PROBLEM STATEMENT:
Everything from the first line down to the line containing "import * as" is to be retyped exactly, both ends included, with pictures left out.

DATA BLOCK:
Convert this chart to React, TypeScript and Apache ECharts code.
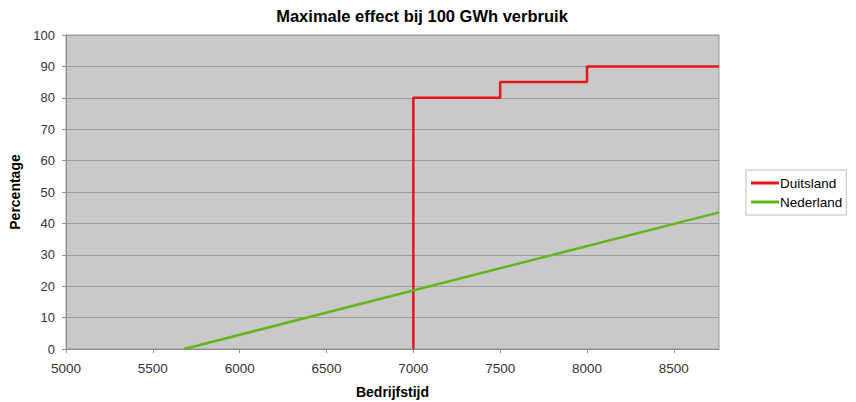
import React, { useEffect, useRef } from "react";
import * as echarts from "echarts";

const titleText = "Maximale effect bij 100 GWh verbruik";
const xAxisName = "Bedrijfstijd";
const yAxisName = "Percentage";
const seriesNames = ["Duitsland", "Nederland"];
const duitslandX = [7000, 7000, 7500, 7500, 8000, 8000, 8760];
const duitslandY = [0, 80, 80, 85, 85, 90, 90];
const nederlandX = [5680, 8760];
const nederlandY = [0, 43.5];

const FONT = "'Liberation Sans', Arial, sans-serif";

export default function App() {
  const ref = useRef<HTMLDivElement>(null);
  useEffect(() => {
    document.body.style.margin = "0";
    if (!ref.current) return;
    const chart = echarts.init(ref.current, undefined, { renderer: "svg" });
    chart.setOption({
      animation: false,
      backgroundColor: "#ffffff",
      textStyle: { fontFamily: FONT },
      title: {
        text: titleText,
        left: 417,
        textAlign: "center",
        top: 2,
        textStyle: { fontFamily: FONT, fontSize: 16.5, fontWeight: "bold", color: "#000" },
      },
      legend: {
        orient: "vertical",
        left: 746,
        top: 170,
        backgroundColor: "#ffffff",
        borderColor: "#bdbdbd",
        borderWidth: 1,
        padding: [6, 4, 6, 5],
        itemGap: 5,
        itemWidth: 28,
        itemHeight: 3,
        icon: "rect",
        textStyle: { fontFamily: FONT, fontSize: 13.5, color: "#000", padding: [0, 0, 0, -4] },
        data: seriesNames,
      },
      grid: {
        left: 66, right: 137, top: 35, bottom: 53,
        outerBoundsMode: "none",
        containLabel: false,
        show: true, backgroundColor: "#c9c9c9", borderColor: "#9a9a9a", borderWidth: 1,
      },
      xAxis: {
        type: "value",
        min: 5000,
        max: 8760,
        interval: 500,
        name: xAxisName,
        nameLocation: "middle",
        nameGap: 36,
        nameTextStyle: { fontFamily: FONT, fontSize: 14, fontWeight: "bold", color: "#000" },
        axisLine: { show: true, lineStyle: { color: "#8c8c8c" } },
        axisTick: { show: true, length: 4, lineStyle: { color: "#8c8c8c" } },
        axisLabel: { fontFamily: FONT, fontSize: 13.5, color: "#333", margin: 12, showMaxLabel: false, formatter: (v: number) => String(v) },
        splitLine: { show: false },
      },
      yAxis: {
        type: "value",
        min: 0,
        max: 100,
        interval: 10,
        name: yAxisName,
        nameLocation: "middle",
        nameGap: 34,
        nameTextStyle: { fontFamily: FONT, fontSize: 14, fontWeight: "bold", color: "#000" },
        axisLine: { show: true, lineStyle: { color: "#8c8c8c" } },
        axisTick: { show: true, length: 4, lineStyle: { color: "#8c8c8c" } },
        axisLabel: { fontFamily: FONT, fontSize: 13, color: "#333", margin: 11, formatter: (v: number) => String(v) },
        splitLine: { show: true, lineStyle: { color: "#9c9c9c", width: 1 } },
      },
      series: [
        {
          name: seriesNames[0],
          type: "line",
          symbol: "none",
          color: "#e8161b",
          lineStyle: { width: 2.5, color: "#e8161b" },
          data: duitslandX.map((x, i) => [x, duitslandY[i]]),
        },
        {
          name: seriesNames[1],
          type: "line",
          symbol: "none",
          color: "#63b51c",
          lineStyle: { width: 2.5, color: "#63b51c" },
          data: nederlandX.map((x, i) => [x, nederlandY[i]]),
        },
      ],
    });
    return () => chart.dispose();
  }, []);
  return <div ref={ref} style={{ width: 856, height: 402 }} />;
}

OUTPUT OF THE EXERCISE:
Convert this chart to React, TypeScript and Apache ECharts code.
import React, { useEffect, useRef } from "react";
import * as echarts from "echarts";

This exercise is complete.